The warlord is defeated, Shaw is imprisoned, Thanos I assume is going to make a mid-credits appearance at this point, and the heroes are happy. It's at this point as they relax on a beach that they realize that despite Brian saying he hates the family man life, that it's where he belongs, and that it's time for him to retire. Dom drives away without saying goodbye, CGI-Face Brian drives up and robot-talks that he doesn't get to leave without saying goodbye, and Charlie Puth starts to sing.
So, a little bit before this movie came out, maybe even a year before, maybe even two, it's hard to say, but a very good friend of mine died a tragic death.
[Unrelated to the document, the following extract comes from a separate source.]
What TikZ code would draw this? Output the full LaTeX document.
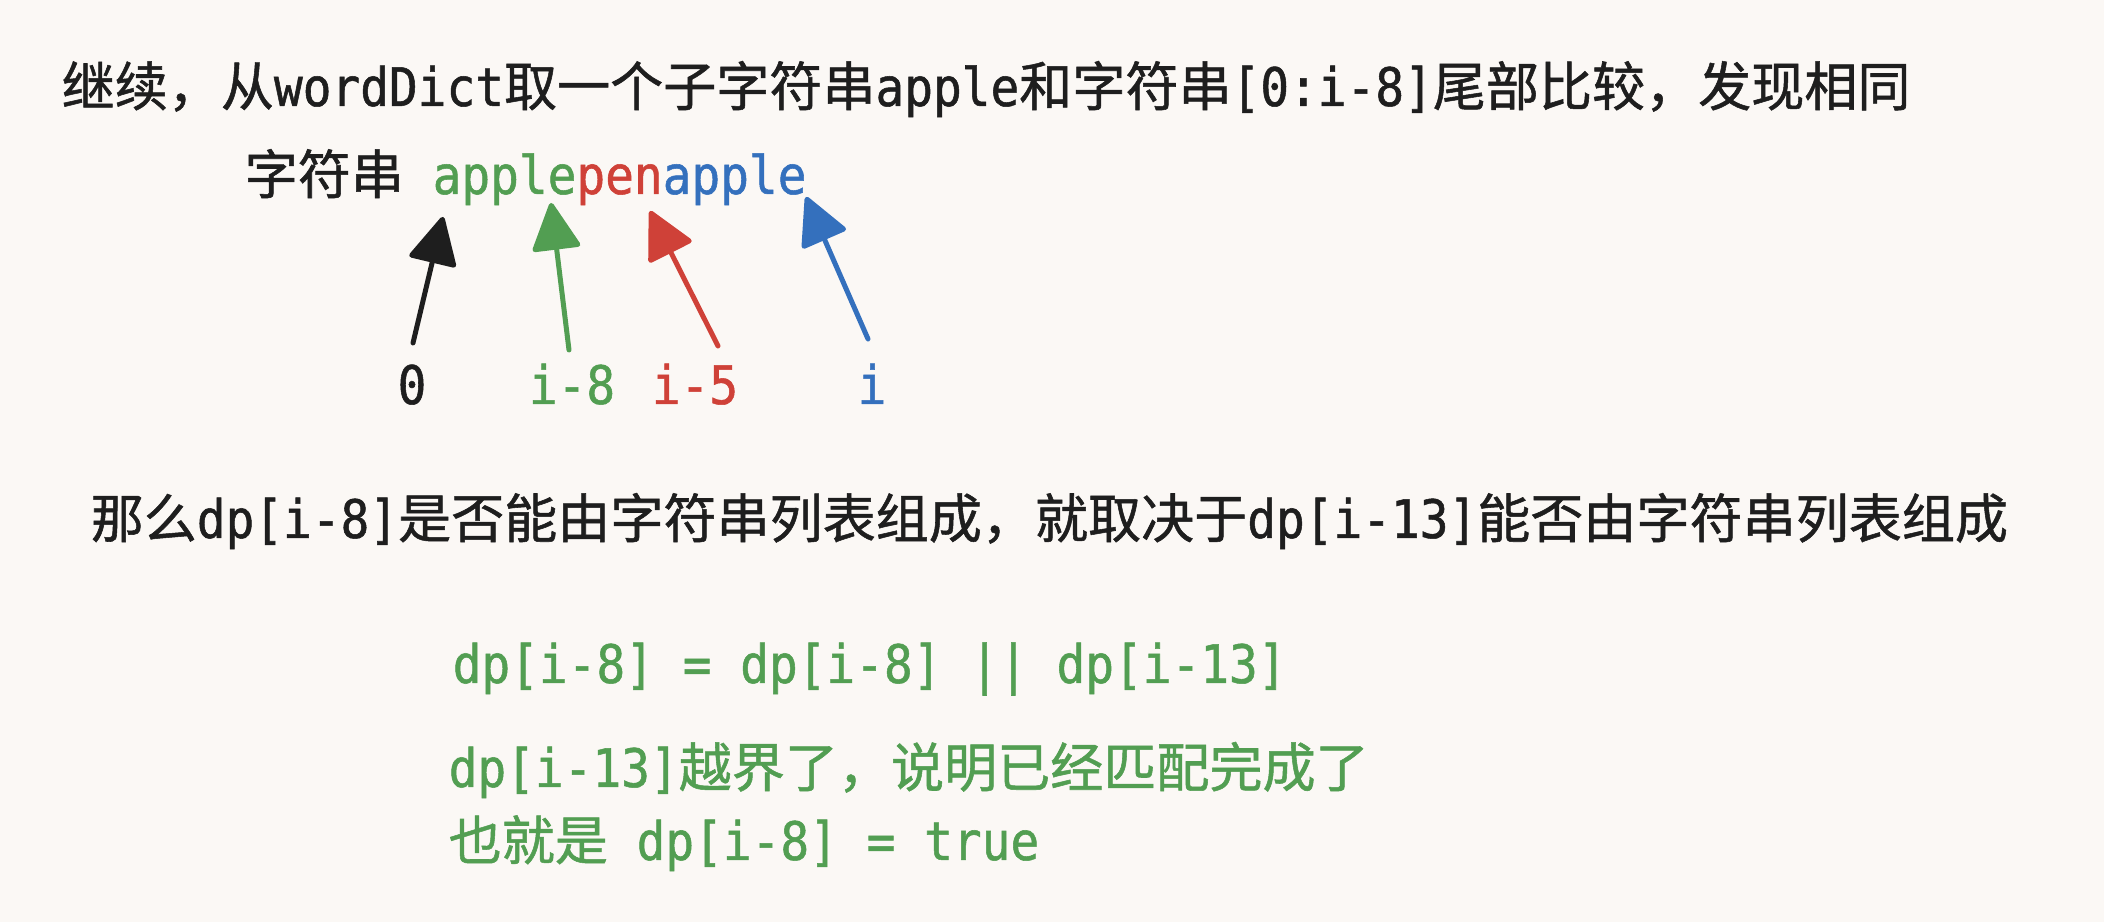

When this movie came out, this song was everywhere, and it was sitting in my car at a stoplight, driving home from work, with this coming on the radio, that I finally broke down and cried for the first time over my friend's death. This was when I was still severely suffering from depression, so dealing with my feelings wasn't something I was really good at, and as much as I want to hate this song for being so cheesy and feeling a little exploitative over someone's death, I can't. It's cemented into my memory as a major point in my life, and watching this scene as Dom and Brian drive away down separate roads, it got me. It fucking got me.
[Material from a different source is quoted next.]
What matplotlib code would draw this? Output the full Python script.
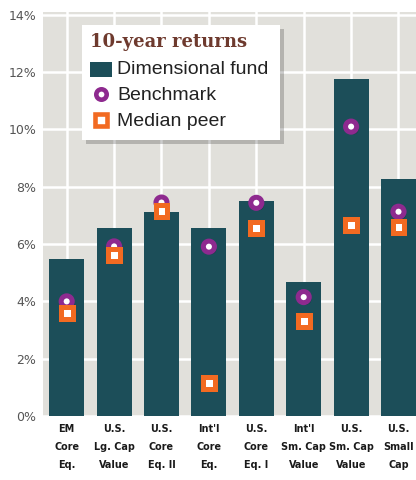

That's the end of Furious 7. I would argue that it's not as good as 6, but having a major actor die during production they did what they could with this film and it works out a lot better than it probably should. I have some problems with James Wan's directing as I've already pointed out, I also think the hand to hand fight scenes were way too jumpy and shakey-cammed with lots of cuts, and there's this one specific camera move where a character rolls backwards off an object, like being flipped over a chair or table, and the camera rolls with them, that was visually interesting the first time they did it, and then they did it six more times to the point of being silly. There's also a scene where Dom calls Mia, and while two characters are just having a conversation on the phone, the camera is spinning around them both as it cuts between one and the other, and it made me fucking dizzy. I hope Justin Lin is back for the next one.
The Fate of the Furious is up next, lord help me.